Stored data:
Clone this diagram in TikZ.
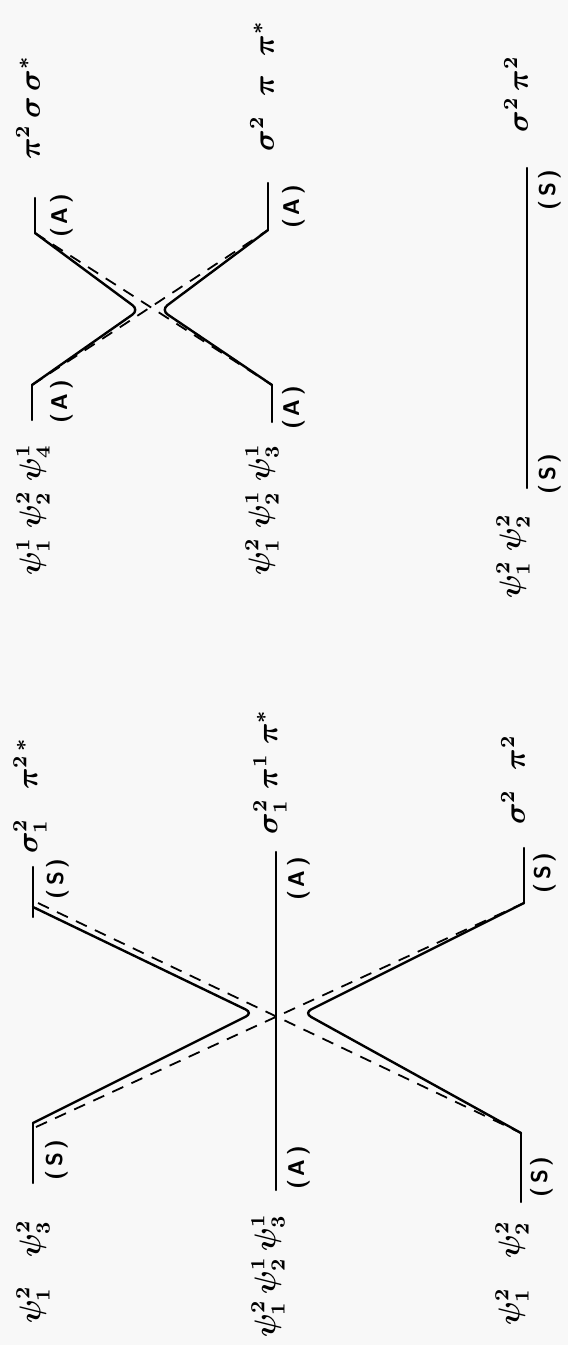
\documentclass[tikz,border=0pt]{standalone}
\usepackage{amsmath}
\usepackage{tikz}
\definecolor{paper}{RGB}{248,248,248}

\begin{document}
\begin{tikzpicture}[x=1pt, y=-1pt,
    lvl/.style={line width=2.4pt, line cap=round},
    dia/.style={line width=1.8pt, dash pattern=on 12pt off 9pt},
    tag/.style={rotate=90, inner sep=0pt, scale=2.5, font=\large\boldmath},
    sym/.style={rotate=90, inner sep=0pt, scale=1.9, font=\large\sffamily\bfseries}]
   \fill[paper] (0,0) rectangle (568,1345);
   \coordinate (uL1a) at (35,198);  \coordinate (uL1) at (35,233);
   \coordinate (uL2) at (32,385);   \coordinate (uL2b) at (32,420);
   \coordinate (uR1a) at (268,183); \coordinate (uR1) at (268,230);
   \coordinate (uR2) at (272,385);  \coordinate (uR2b) at (272,422);
   \coordinate (uS1) at (527,168);  \coordinate (uS2) at (527,488);
   \coordinate (uTl) at (139,310);  \coordinate (uTr) at (161,310);
   \coordinate (lL1a) at (33,867);  \coordinate (lL1) at (33,907);
   \coordinate (lL1b) at (33,917);  \coordinate (lD1) at (38,903);
   \coordinate (lL2) at (33,1123);  \coordinate (lL2b) at (33,1183);
   \coordinate (lD2) at (36,1127);
   \coordinate (lM1) at (276,852);  \coordinate (lM2) at (276,1190);
   \coordinate (lR1a) at (524,848); \coordinate (lR1) at (524,903);
   \coordinate (lR2) at (521,1133); \coordinate (lR2b) at (521,1202);
   \coordinate (lTl) at (253,1013); \coordinate (lTr) at (304,1013);

   \draw[lvl] (uL1a) -- (uL1) (uL2) -- (uL2b) (uR1a) -- (uR1) (uR2) -- (uR2b) (uS1) -- (uS2);
   \draw[lvl, rounded corners=8pt] (uL1) -- (uTl) -- (uL2);
   \draw[lvl, rounded corners=8pt] (uR1) -- (uTr) -- (uR2);
   \draw[dia] (uL1) -- (uR2) (uL2) -- (uR1);

   \draw[lvl] (lL1a) -- (lL1b) (lL2) -- (lL2b) (lM1) -- (lM2) (lR1a) -- (lR1) (lR2) -- (lR2b);
   \draw[lvl, rounded corners=8pt] (lL1) -- (lTl) -- (lL2);
   \draw[lvl, rounded corners=8pt] (lR1) -- (lTr) -- (lR2);
   \draw[dia] (lD1) -- (lR2) (lD2) -- (lR1);

   \node[tag] (uPiSig) at (28,108) {$\pi^2\,\sigma\,\sigma^\ast$};
   \node[sym] (uA1) at (62,216) {(\,A\,)};
   \node[tag] (uPsiA) at (33,510) {$\psi_1^1\;\psi_2^2\;\psi_4^1$};
   \node[sym] (uA2) at (62,402) {(\,A\,)};
   \node[tag] (uSigPi) at (262,86) {$\sigma^2\;\;\pi\;\;\pi^\ast$};
   \node[sym] (uA3) at (294,207) {(\,A\,)};
   \node[tag] (uPsiB) at (262,510) {$\psi_1^2\;\psi_2^1\;\psi_3^1$};
   \node[sym] (uA4) at (294,408) {(\,A\,)};
   \node[tag] (uSigSq) at (516,94) {$\sigma^2\,\pi^2$};
   \node[sym] (uS1t) at (550,190) {(\,S\,)};
   \node[sym] (uS2t) at (550,474) {(\,S\,)};
   \node[tag] (uPsiC) at (513,556) {$\psi_1^2\;\psi_2^2$};

   \node[tag] (lSigA) at (30,796) {$\sigma_1^2\;\;\;\pi^{2\,\ast}$};
   \node[sym] (lS1t) at (58,879) {(\,S\,)};
   \node[tag] (lSigB) at (270,772) {$\sigma_1^2\;\pi^1\;\pi^\ast$};
   \node[sym] (lA1) at (299,879) {(\,A\,)};
   \node[tag] (lSigC) at (513,780) {$\sigma^2\;\;\pi^2$};
   \node[sym] (lS3t) at (545,873) {(\,S\,)};
   \node[tag] (lPsiA) at (33,1272) {$\psi_1^2\;\;\;\psi_3^2$};
   \node[sym] (lS2t) at (57,1160) {(\,S\,)};
   \node[tag] (lPsiB) at (268,1276) {$\psi_1^2\,\psi_2^1\,\psi_3^1$};
   \node[sym] (lA2) at (299,1168) {(\,A\,)};
   \node[sym] (lS4t) at (542,1177) {(\,S\,)};
   \node[tag] (lPsiC) at (512,1273) {$\psi_1^2\quad\psi_2^2$};
\end{tikzpicture}
\end{document}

Directive:
Begin at the first line of the data above and repeat each line exactly, stopping after the line containing "(uL2) -- (uR1);". Omit the pictures.

Solution for this task:
Clone this diagram in TikZ.
\documentclass[tikz,border=0pt]{standalone}
\usepackage{amsmath}
\usepackage{tikz}
\definecolor{paper}{RGB}{248,248,248}

\begin{document}
\begin{tikzpicture}[x=1pt, y=-1pt,
    lvl/.style={line width=2.4pt, line cap=round},
    dia/.style={line width=1.8pt, dash pattern=on 12pt off 9pt},
    tag/.style={rotate=90, inner sep=0pt, scale=2.5, font=\large\boldmath},
    sym/.style={rotate=90, inner sep=0pt, scale=1.9, font=\large\sffamily\bfseries}]
   \fill[paper] (0,0) rectangle (568,1345);
   \coordinate (uL1a) at (35,198);  \coordinate (uL1) at (35,233);
   \coordinate (uL2) at (32,385);   \coordinate (uL2b) at (32,420);
   \coordinate (uR1a) at (268,183); \coordinate (uR1) at (268,230);
   \coordinate (uR2) at (272,385);  \coordinate (uR2b) at (272,422);
   \coordinate (uS1) at (527,168);  \coordinate (uS2) at (527,488);
   \coordinate (uTl) at (139,310);  \coordinate (uTr) at (161,310);
   \coordinate (lL1a) at (33,867);  \coordinate (lL1) at (33,907);
   \coordinate (lL1b) at (33,917);  \coordinate (lD1) at (38,903);
   \coordinate (lL2) at (33,1123);  \coordinate (lL2b) at (33,1183);
   \coordinate (lD2) at (36,1127);
   \coordinate (lM1) at (276,852);  \coordinate (lM2) at (276,1190);
   \coordinate (lR1a) at (524,848); \coordinate (lR1) at (524,903);
   \coordinate (lR2) at (521,1133); \coordinate (lR2b) at (521,1202);
   \coordinate (lTl) at (253,1013); \coordinate (lTr) at (304,1013);

   \draw[lvl] (uL1a) -- (uL1) (uL2) -- (uL2b) (uR1a) -- (uR1) (uR2) -- (uR2b) (uS1) -- (uS2);
   \draw[lvl, rounded corners=8pt] (uL1) -- (uTl) -- (uL2);
   \draw[lvl, rounded corners=8pt] (uR1) -- (uTr) -- (uR2);
   \draw[dia] (uL1) -- (uR2) (uL2) -- (uR1);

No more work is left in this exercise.